The changes were approved at an unusual special meeting of the group’s 51-member governing board Thursday night. The session ended with a unanimous vote to endorse the new processes, but action on possible changes to Oscar balloting was deferred for later consideration. The board said its goal was to double the number of female and minority members by 2020.
“The academy is going to lead and not wait for the industry to catch up,” the academy’s president, Cheryl Boone Isaacs, said in a statement. Ms. Isaacs referred to an often-repeated complaint that the academy, in its lack of diversity, reflects the demographics of a film industry that for years has been primarily white and male.
The most striking of the changes is a requirement that the voting status of both new and current members be reviewed every 10 years.
Voting status may be revoked for those who have not been active in the film business in a decade.

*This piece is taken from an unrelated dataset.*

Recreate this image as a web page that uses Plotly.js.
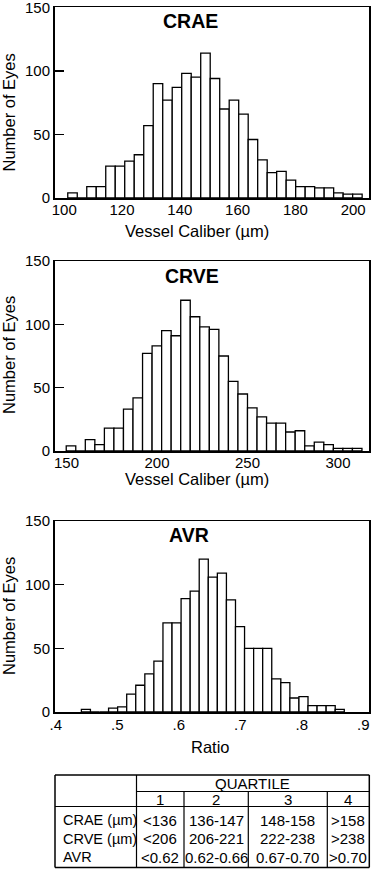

But members who have had three 10-year terms will have lifetime voting rights, as will those who have won or been nominated for an Academy Award.
The academy’s membership is made up of roughly 6,200 movie professionals around the world, and it was not immediately clear how many would be purged from the voting rolls by the new rule.
The changes, and possible balloting adjustments, will not affect this year’s awards, which will be presented on Feb. 28.